# Giro Empire sizing



## TLN

Hi all.

When I've bought my 1st bike shoes I decided to go with Empire VR90. Bought one in size 45.5/US11.5 and damn, those are narrow. Was able to put down 100 miles in several rides, but sold em after that. Ended with Republic in size 46/12. Definately bigger, I might end up with 45.5, but they don't make em in half-sizes.

Those are MTB shoes.

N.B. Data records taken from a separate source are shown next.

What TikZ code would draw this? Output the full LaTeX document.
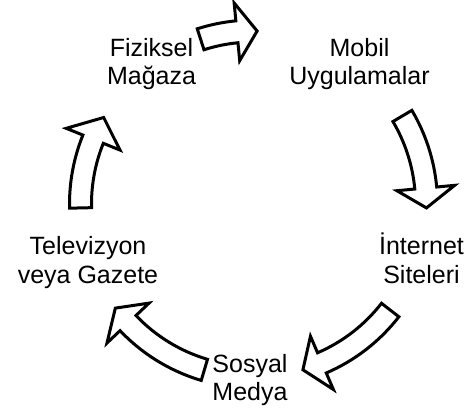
\documentclass[tikz,border=0pt]{standalone}
\usepackage{fontspec}
\setmainfont{Liberation Sans}
% curved block arrow on the cycle: tail angle, head base angle, tip angle
\newcommand\cycarrow[3]{%
  \path[cyc] (#1:184) arc[start angle=#1, end angle=#2, radius=184]
    -- (#2:202) -- (#3:173) -- (#2:144) -- (#2:162)
    arc[start angle=#2, end angle=#1, radius=162] -- cycle;}
\begin{document}
\begin{tikzpicture}[x=1pt,y=1pt,
  lbl/.style={font=\fontsize{25}{28}\selectfont, align=center, anchor=base, inner sep=0pt, text=black},
  cyc/.style={draw=black, fill=white, line width=3pt, line join=miter, miter limit=10}]
\useasboundingbox (0,0) rectangle (464,408);
\node[lbl] (fiz) at (151.5,323.5) {Fiziksel\\Mağaza};
\node[lbl] (mob) at (359.5,323.5) {Mobil\\Uygulamalar};
\node[lbl] (int) at (421.5,125) {İnternet\\Siteleri};
\node[lbl] (sos) at (250,8) {Sosyal\\Medya};
\node[lbl] (tel) at (88,125) {Televizyon\\veya Gazete};
\begin{scope}[shift={(253.5,204)}]
  \cycarrow{107.8}{95.5}{88.8}
  \cycarrow{30.6}{5.3}{-1.3}
  \cycarrow{-37.8}{-66.7}{-73.4}
  \cycarrow{-106.5}{-136.5}{-143}
  \cycarrow{181.3}{158}{150}
\end{scope}
\end{tikzpicture}
\end{document}
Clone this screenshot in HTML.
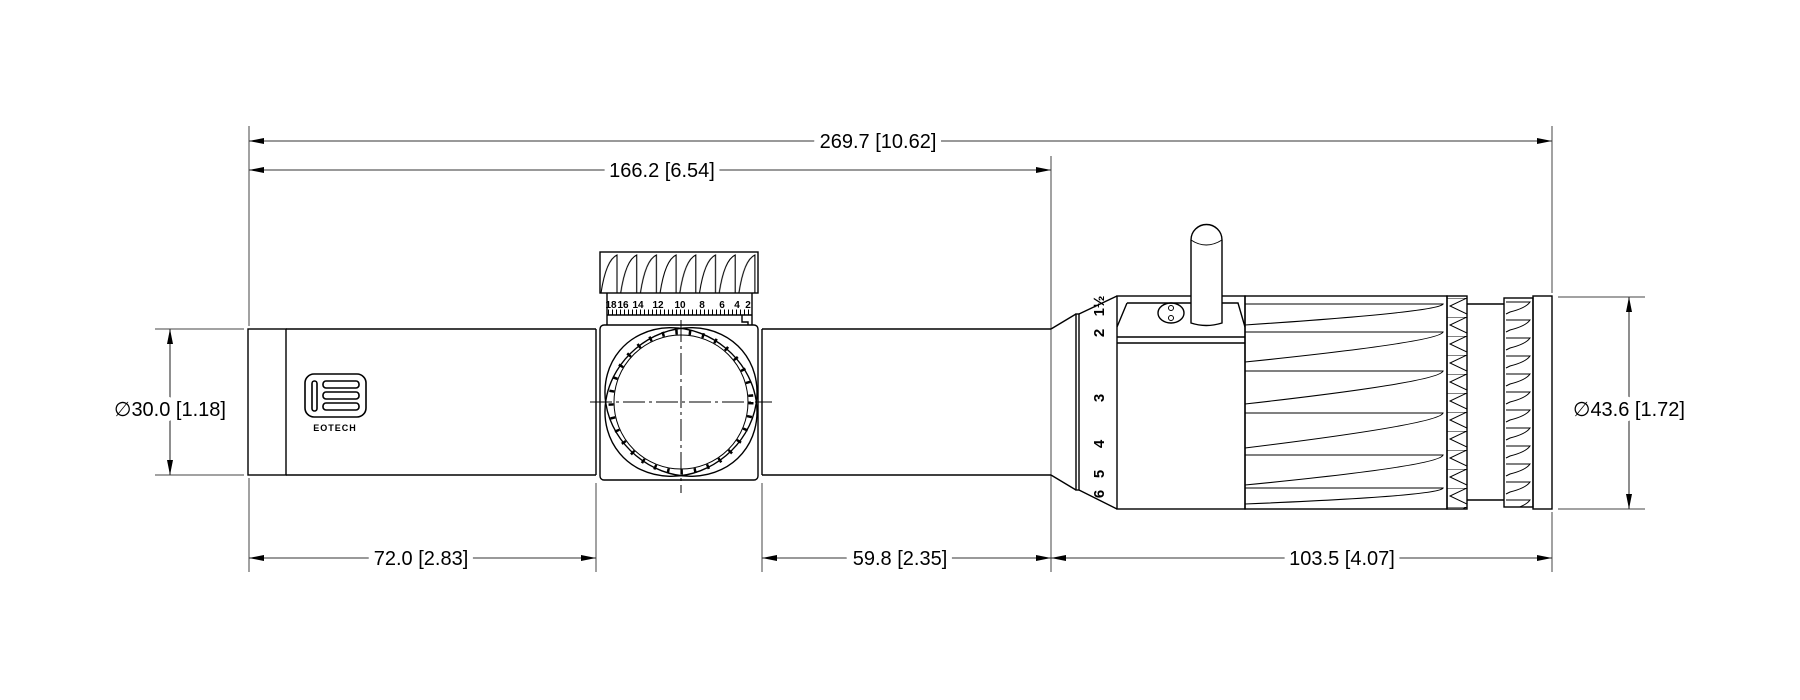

Now I'm looking for 3-bolt shoes and want something stiff, like Empire VR90. Can anyone confirm how road-specific Empire ACC or Empire SLX compares to Empire VR90? I expect to be exactly the same, and that I have to go with 46/US12.

I'm also looking at other shoes, like S-works 6 or sub-6. If anyone can comment how those two compares to Giro - that would be very very helpful. Missed a very good deal on wide Sub6 and kinda regret it now.

Vic


----------



## Oxtox

just bought Empires in size 45, wear size 11 street shoes.

it's a good fit for my narrow-ish foot.

46/12 sounds like what you'd need in them.


----------



## ddave12000

It's tough to say. Depending on the brand, I wear 13 or 14 in street shoes. I have found that Giro shoes fit me perfect in 48 which I believe is a 13.5 us size. I have these in factor, factor tech lace, privateer, and empire VR90. All have a pretty similar fit.


----------



## TLN

I've tried Specialized S-Works 6 yesterday in US11/45 and surprisingly it fits good. It was tight with thick sock, but with thin one it will be even better. But it's about twice as much compared to Giro. Hm.


----------



## spookyload

I just got some Empire vr90. Size 45. Fits exactly like my Sidi Wire and Drake. I wear a 44 in Sworks road shoes. Northwave is a 43.5 or 44.


----------



## TLN

spookyload said:


> I just got some Empire vr90. Size 45. Fits exactly like my Sidi Wire and Drake. I wear a 44 in Sworks road shoes. Northwave is a 43.5 or 44.


Looks like Empires are a bit smaller then Sworks. 
Got a good deal on Sworks road 6 in 45.5. I've tried 45 before and was able to fit, but it was quite snug fit 45.5 sounds better to me. Will receive shoes in a week or so.


----------